Not all reviews have met the book with such enthusiasm. The Economist ran an inflammatory review of the book in which the anonymous author wrote “Mr. Baptist has not written an objective history of slavery. Almost all the blacks in his book are victims, almost all the whites villains. This is not history; it is advocacy.” After an uproar, The Economist retracted the review and apologized.
Historian William Makintosh theorized on his blog why The Half Has Never Been Told might have rubbed The Economist the wrong way:
Here’s my theory: among magazines, The Economist is perhaps the most articulate, erudite defender of the neoliberal capitalist order. They are too smart to waste their time as Laffer curve snake-oil salesmen or crude economic nationalists (cough cough, Wall Street Journal, cough cough), but nevertheless, the main commitment of their reporting and their commentary is to defend late modern global capitalism as an economic and moral good. Think Davos, not the Tea Party. And that’s why they don’t like Baptist’s book: it demonstrates unequivocally that modern capitalism was born in blood. Let me say that again: whatever else you might say about capitalism, it took on its characteristic modern forms of capital accumulation and labor “management” in the context of American slavery. For a group of journalists with a deep, largely unarticulated commitment to modern capitalism’s fundamental benevolence, this is an uncomfortable truth indeed.
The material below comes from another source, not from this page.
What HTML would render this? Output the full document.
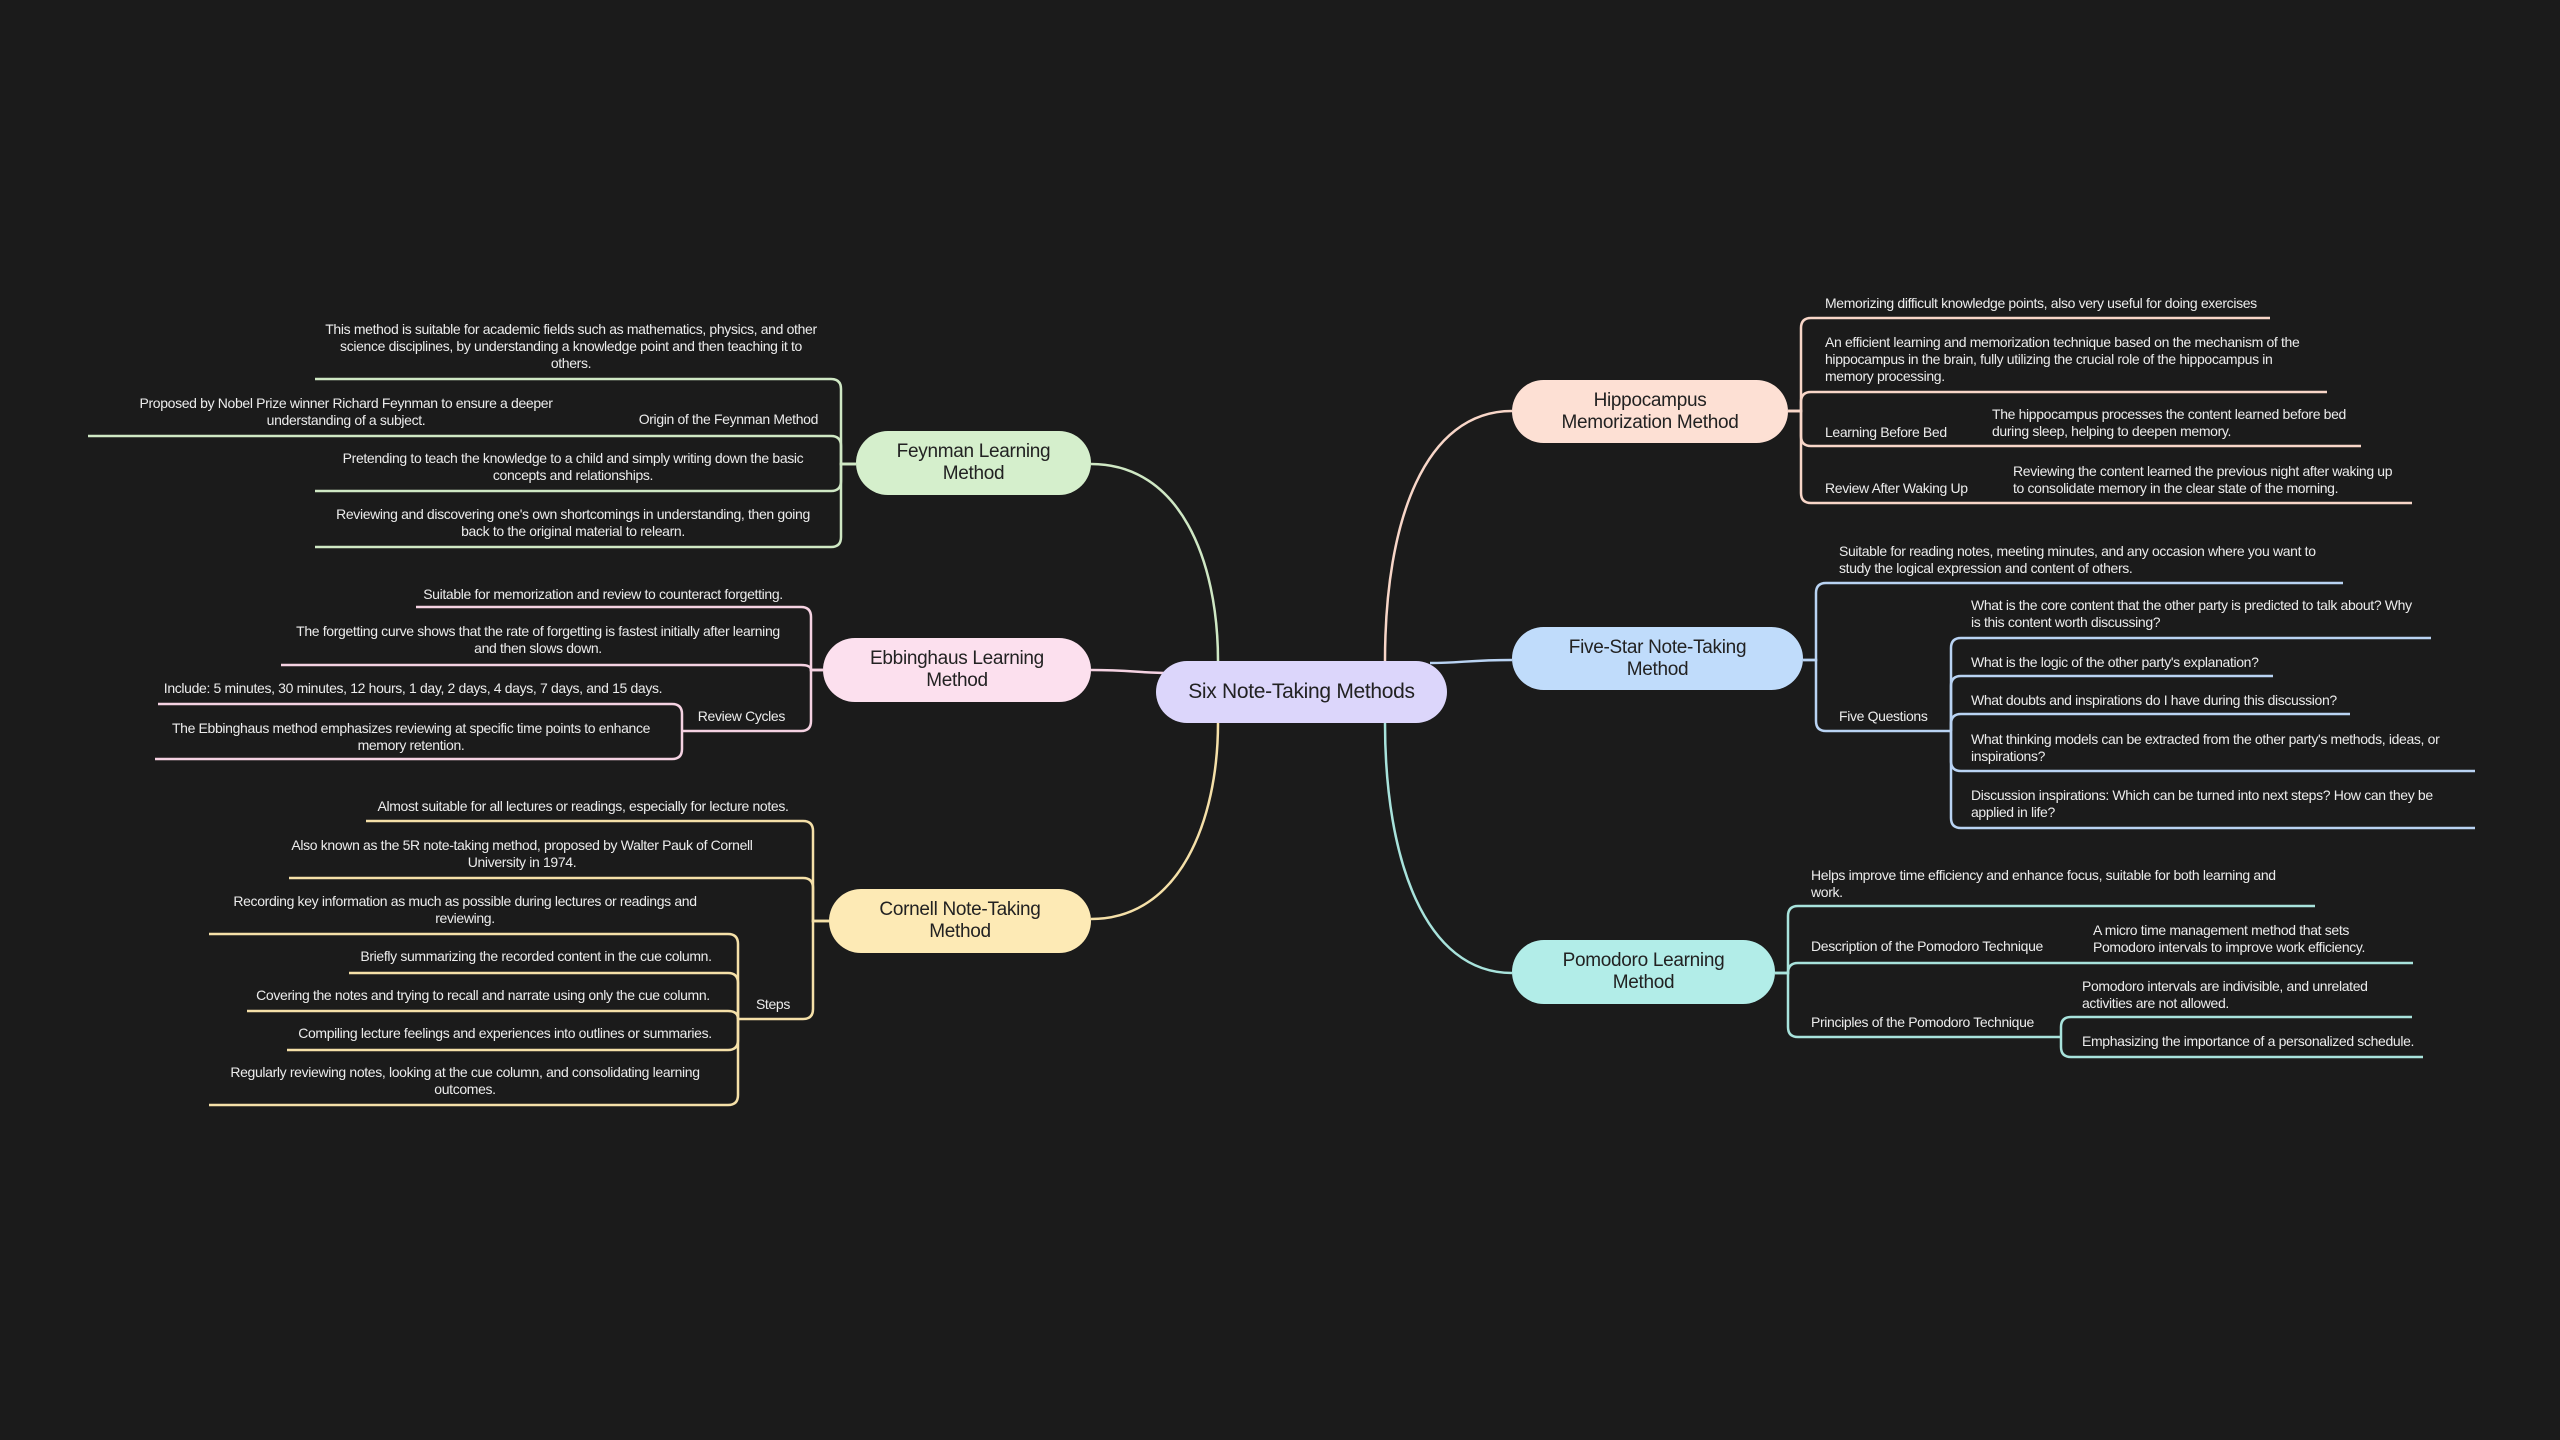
<!DOCTYPE html>
<html><head><meta charset="utf-8">
<style>
html,body{margin:0;padding:0;background:#1b1b1b;}
#wrap{position:relative;width:2560px;height:1440px;overflow:hidden;background:#1b1b1b;font-family:"Liberation Sans Narrow","Liberation Sans",sans-serif;}
.t{position:absolute;color:#ececec;font-size:14px;line-height:17px;white-space:nowrap;letter-spacing:-0.35px;}
.c{text-align:center;width:700px;}
.r{text-align:right;}
.n{position:absolute;display:flex;align-items:center;justify-content:center;text-align:center;color:#222;font-size:19px;line-height:22px;border-radius:32px;box-sizing:border-box;letter-spacing:-0.3px;}
svg{position:absolute;left:0;top:0;}
path{fill:none;stroke-width:2.5;}
</style></head><body><div id="wrap">
<svg width="2560" height="1440">
<g stroke="#cfe8c4">
<path d="M1091 464 C1180 464 1218 560 1218 661"/>
<path d="M856 464 H841 V389 Q841 379 831 379 H315"/>
<path d="M856 464 H841 V446 Q841 436 831 436 H88"/>
<path d="M856 464 H841 V481 Q841 491 831 491 H315"/>
<path d="M856 464 H841 V537 Q841 547 831 547 H315"/>
</g>
<g stroke="#f5d2e2">
<path d="M1091 670 C1130 670 1140 673 1170 673"/>
<path d="M823 670 H811 V617 Q811 607 801 607 H416"/>
<path d="M823 670 H811 Q811 665 801 665 H281"/>
<path d="M823 670 H811 V721 Q811 731 801 731 H682"/>
<path d="M682 731 V714 Q682 704 672 704 H158"/>
<path d="M682 731 V749 Q682 759 672 759 H155"/>
</g>
<g stroke="#f5e0a8">
<path d="M1091 919 C1180 919 1218 820 1218 723"/>
<path d="M829 921 H813 V831 Q813 821 803 821 H366"/>
<path d="M829 921 H813 V888 Q813 878 803 878 H289"/>
<path d="M829 921 H813 V1009 Q813 1019 803 1019 H738"/>
<path d="M738 1019 V944 Q738 934 728 934 H209"/>
<path d="M738 1019 V983 Q738 973 728 973 H349"/>
<path d="M738 1019 Q738 1011 728 1011 H247"/>
<path d="M738 1019 V1040 Q738 1050 728 1050 H287"/>
<path d="M738 1019 V1095 Q738 1105 728 1105 H209"/>
</g>
<g stroke="#f8d6c8">
<path d="M1512 411 C1425 411 1385 520 1385 661"/>
<path d="M1788 411 H1801 V328 Q1801 318 1811 318 H2270"/>
<path d="M1788 411 H1801 V402 Q1801 392 1811 392 H2327"/>
<path d="M1788 411 H1801 V436 Q1801 446 1811 446 H2361"/>
<path d="M1788 411 H1801 V493 Q1801 503 1811 503 H2412"/>
</g>
<g stroke="#b9d3f3">
<path d="M1512 660 C1470 660 1460 663 1430 663"/>
<path d="M1803 660 H1816 V593 Q1816 583 1826 583 H2343"/>
<path d="M1803 660 H1816 V721 Q1816 731 1826 731 H1951"/>
<path d="M1951 731 V648 Q1951 638 1961 638 H2431"/>
<path d="M1951 731 V686 Q1951 676 1961 676 H2273"/>
<path d="M1951 731 V724 Q1951 714 1961 714 H2350"/>
<path d="M1951 731 V761 Q1951 771 1961 771 H2475"/>
<path d="M1951 731 V818 Q1951 828 1961 828 H2475"/>
</g>
<g stroke="#a8e3dc">
<path d="M1512 973 C1425 973 1385 860 1385 723"/>
<path d="M1775 973 H1788 V916 Q1788 906 1798 906 H2315"/>
<path d="M1775 973 H1788 Q1788 963 1798 963 H2413"/>
<path d="M1775 973 H1788 V1027 Q1788 1037 1798 1037 H2061"/>
<path d="M2061 1037 V1027 Q2061 1017 2071 1017 H2412"/>
<path d="M2061 1037 V1047 Q2061 1057 2071 1057 H2423"/>
</g>
</svg>

<div class="n" style="left:1156px;top:661px;width:291px;height:62px;background:#dcd6fb;font-size:21px;">Six Note-Taking Methods</div>
<div class="n" style="left:856px;top:431px;width:235px;height:64px;background:#d5efcc;">Feynman Learning<br>Method</div>
<div class="n" style="left:823px;top:638px;width:268px;height:64px;background:#fce0ee;">Ebbinghaus Learning<br>Method</div>
<div class="n" style="left:829px;top:889px;width:262px;height:64px;background:#fdeab5;">Cornell Note-Taking<br>Method</div>
<div class="n" style="left:1512px;top:380px;width:276px;height:63px;background:#fde0d4;">Hippocampus<br>Memorization Method</div>
<div class="n" style="left:1512px;top:627px;width:291px;height:63px;background:#c0dcfb;">Five-Star Note-Taking<br>Method</div>
<div class="n" style="left:1512px;top:940px;width:263px;height:64px;background:#b2ede8;">Pomodoro Learning<br>Method</div>

<div class="t c" style="left:221px;top:321px;">This method is suitable for academic fields such as mathematics, physics, and other<br>science disciplines, by understanding a knowledge point and then teaching it to<br>others.</div>
<div class="t c" style="left:-4px;top:395px;">Proposed by Nobel Prize winner Richard Feynman to ensure a deeper<br>understanding of a subject.</div>
<div class="t r" style="right:1742px;top:411px;">Origin of the Feynman Method</div>
<div class="t c" style="left:223px;top:450px;">Pretending to teach the knowledge to a child and simply writing down the basic<br>concepts and relationships.</div>
<div class="t c" style="left:223px;top:506px;">Reviewing and discovering one's own shortcomings in understanding, then going<br>back to the original material to relearn.</div>

<div class="t c" style="left:253px;top:586px;">Suitable for memorization and review to counteract forgetting.</div>
<div class="t c" style="left:188px;top:623px;">The forgetting curve shows that the rate of forgetting is fastest initially after learning<br>and then slows down.</div>
<div class="t r" style="right:1775px;top:708px;">Review Cycles</div>
<div class="t c" style="left:63px;top:680px;">Include: 5 minutes, 30 minutes, 12 hours, 1 day, 2 days, 4 days, 7 days, and 15 days.</div>
<div class="t c" style="left:61px;top:720px;">The Ebbinghaus method emphasizes reviewing at specific time points to enhance<br>memory retention.</div>

<div class="t c" style="left:233px;top:798px;">Almost suitable for all lectures or readings, especially for lecture notes.</div>
<div class="t c" style="left:172px;top:837px;">Also known as the 5R note-taking method, proposed by Walter Pauk of Cornell<br>University in 1974.</div>
<div class="t r" style="right:1770px;top:996px;">Steps</div>
<div class="t c" style="left:115px;top:893px;">Recording key information as much as possible during lectures or readings and<br>reviewing.</div>
<div class="t c" style="left:186px;top:948px;">Briefly summarizing the recorded content in the cue column.</div>
<div class="t c" style="left:133px;top:987px;">Covering the notes and trying to recall and narrate using only the cue column.</div>
<div class="t c" style="left:155px;top:1025px;">Compiling lecture feelings and experiences into outlines or summaries.</div>
<div class="t c" style="left:115px;top:1064px;">Regularly reviewing notes, looking at the cue column, and consolidating learning<br>outcomes.</div>

<div class="t" style="left:1825px;top:295px;">Memorizing difficult knowledge points, also very useful for doing exercises</div>
<div class="t" style="left:1825px;top:334px;">An efficient learning and memorization technique based on the mechanism of the<br>hippocampus in the brain, fully utilizing the crucial role of the hippocampus in<br>memory processing.</div>
<div class="t" style="left:1825px;top:424px;">Learning Before Bed</div>
<div class="t" style="left:1992px;top:406px;">The hippocampus processes the content learned before bed<br>during sleep, helping to deepen memory.</div>
<div class="t" style="left:1825px;top:480px;">Review After Waking Up</div>
<div class="t" style="left:2013px;top:463px;">Reviewing the content learned the previous night after waking up<br>to consolidate memory in the clear state of the morning.</div>

<div class="t" style="left:1839px;top:543px;">Suitable for reading notes, meeting minutes, and any occasion where you want to<br>study the logical expression and content of others.</div>
<div class="t" style="left:1839px;top:708px;">Five Questions</div>
<div class="t" style="left:1971px;top:597px;">What is the core content that the other party is predicted to talk about? Why<br>is this content worth discussing?</div>
<div class="t" style="left:1971px;top:654px;">What is the logic of the other party's explanation?</div>
<div class="t" style="left:1971px;top:692px;">What doubts and inspirations do I have during this discussion?</div>
<div class="t" style="left:1971px;top:731px;">What thinking models can be extracted from the other party's methods, ideas, or<br>inspirations?</div>
<div class="t" style="left:1971px;top:787px;">Discussion inspirations: Which can be turned into next steps? How can they be<br>applied in life?</div>

<div class="t" style="left:1811px;top:867px;">Helps improve time efficiency and enhance focus, suitable for both learning and<br>work.</div>
<div class="t" style="left:1811px;top:938px;">Description of the Pomodoro Technique</div>
<div class="t" style="left:2093px;top:922px;">A micro time management method that sets<br>Pomodoro intervals to improve work efficiency.</div>
<div class="t" style="left:1811px;top:1014px;">Principles of the Pomodoro Technique</div>
<div class="t" style="left:2082px;top:978px;">Pomodoro intervals are indivisible, and unrelated<br>activities are not allowed.</div>
<div class="t" style="left:2082px;top:1033px;">Emphasizing the importance of a personalized schedule.</div>
</div></body></html>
Baptist responded to the Economist review, and its apologetic retraction, in The Guardian:
But the Economist didn’t apologize for dismissing what slaves said about slavery. That kind of arrogance remains part of a wider, more subtle pattern in how black testimony often gets treated – sometimes unknowingly – as less reliable than white. The Economist reviewer was saying that the key sources of my book, African Americans – black people – cannot be believed.